On nights where I frantically paced my house trying to get a grip on a mind that was trying its best to kill me, I would go out to my car, turn on the engine and drive.

For awhile it was nowhere in particular. I live in San Diego and the traffic is usually bad, but in the middle of the night, especially heading East, there wasn’t much going on. I’d drink red bull, smoke cigarettes, and listen to music as my headlights cut through the dark.

Eventually I reasoned if I was going to be doing all this driving I might as well go somewhere.

So I booked an Airbnb in the woods of Ashland, Oregon over Halloween weekend, pointed the car north and started to drive.

Blue Highways: A Journey into America
By William Least Heat Moon

And I drove and I drove and I drove.

I stopped in Monterey, spent my weekend in Oregon and eventually stopped in Seattle where I crashed with friends for a week completely impromptu. (Thank you, friends.)

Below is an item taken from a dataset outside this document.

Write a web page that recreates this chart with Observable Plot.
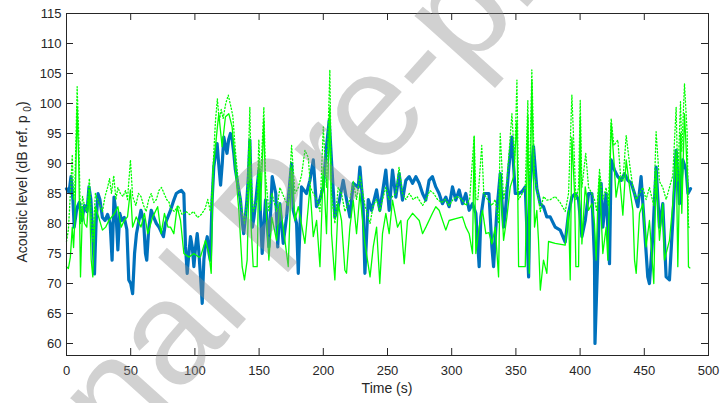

I didn’t want to go home. So I didn’t. I regretted I had left my passport at home, otherwise I could have continued north in to Canada. I would have driven to the end of the Earth if there had been that much road. Reason, for once, had switched itself off and all I could respond to was forward motion.

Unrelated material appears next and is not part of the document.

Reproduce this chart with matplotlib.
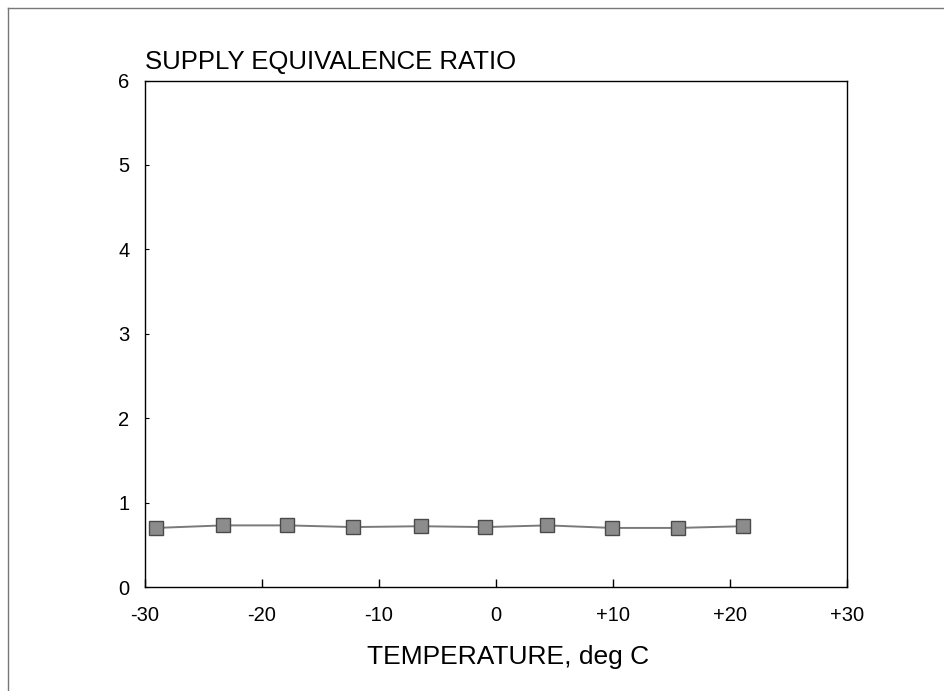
import matplotlib.pyplot as plt
from matplotlib.lines import Line2D

plt.rcParams['font.family'] = ['Liberation Sans', 'DejaVu Sans']

# temperature (deg C) and supply equivalence ratio
temp = [-29.0, -23.3, -17.8, -12.2, -6.4, -0.9, 4.4, 9.9, 15.6, 21.1]
ratio = [0.70, 0.73, 0.73, 0.71, 0.72, 0.71, 0.73, 0.70, 0.70, 0.72]

xticks = [-30, -20, -10, 0, 10, 20, 30]
xticklabels = ['-30', '-20', '-10', '0', '+10', '+20', '+30']
yticks = [0, 1, 2, 3, 4, 5, 6]

fig = plt.figure(figsize=(9.45, 6.91), dpi=100)
ax = fig.add_axes([0.1531, 0.1505, 0.7432, 0.7329])

ax.plot(temp, ratio, color='#7a7a7a', lw=1.4, marker='s', markersize=9.5,
        markerfacecolor='#8c8c8c', markeredgecolor='#4a4a4a', markeredgewidth=1)

ax.set_xlim(-30, 30)
ax.set_ylim(0, 6)
ax.set_xticks(xticks)
ax.set_xticklabels(xticklabels)
ax.set_yticks(yticks)
ax.tick_params(axis='x', direction='in', length=6, width=1, pad=14, labelsize=14.5)
ax.tick_params(axis='y', direction='in', length=3, width=0.8, pad=11, labelsize=14.5)
for s in ax.spines.values():
    s.set_linewidth(1)

ax.set_xlabel('TEMPERATURE, deg C', fontsize=19, labelpad=14, x=0.517)
ax.annotate('SUPPLY EQUIVALENCE RATIO', xy=(0, 1), xycoords='axes fraction',
            xytext=(0, 8), textcoords='offset points', fontsize=18.5,
            ha='left', va='baseline')

# thin frame lines at the top and left of the page
fig.add_artist(Line2D([0.0085, 0.0085], [0, 0.988], transform=fig.transFigure,
                      color='#777777', lw=1))
fig.add_artist(Line2D([0.0085, 1], [0.988, 0.988], transform=fig.transFigure,
                      color='#777777', lw=1))

fig.savefig('out.png', dpi=100)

Like an infant being rocked to sleep in its mother’s arms, the lull of the road soothed me in to a numb calm where nothing mattered but pushing on.

I stayed in Seattle until I could bear the thoughts of coming home. Then I turned the car south and drove back to San Diego.

I was home all of 4 weeks when I decided to drive to Ohio to spend the holidays with family.

My excursions up north had been like a trial run to see how I’d like life on the road.

Turns out I loved it. I wanted to drive forever.

So I got my affairs in order, packed my bags and hit the road again.

Something happens to you after hours and hours and days and days on the road. There’s not much to do but think about things. And one of the most amazing things about travelling like that is how you wake up in one place and go to sleep somewhere completely different.

The people are different, the landscape is different, the air is different, the culture is different. And all you did to facilitate all of this change was sit in a car for many hours at a time. That’s it.

And once you realize this and see that you are completely transforming your surroundings by doing nothing but driving, you see that the ability to take yourself from one place to somewhere radically different is all in the action of physically taking yourself there.

And suddenly changing your life doesn’t seem that difficult or far-fetched anymore.

If, after 4 days, I could be sitting in Ohio surrounded by people who love me, when less than a week before I was dying in black despair in California, what else could I change?

It turns out the only difference between the reality we’re living in right now and the world of our wildest dreams is action.

Forward motion.

Intentionally propelling ourselves onward down the road.

The physical re-location of my body from one place to another helped me realize that a drastically different life is only one decision away.

Anything you can dream, anything you desire for yourself in 2019 can be yours if you take thoughts and turn them in to actions.

Small, actionable steps. It may take many miles to get there, but if you go forward every day, you will look back over the road you traveled and be amazed that you’ve built the life you wanted, not passively accepted the life that was handed to you.

So think of this year as your new car. Decide where you want to be. Start the engine. And drive.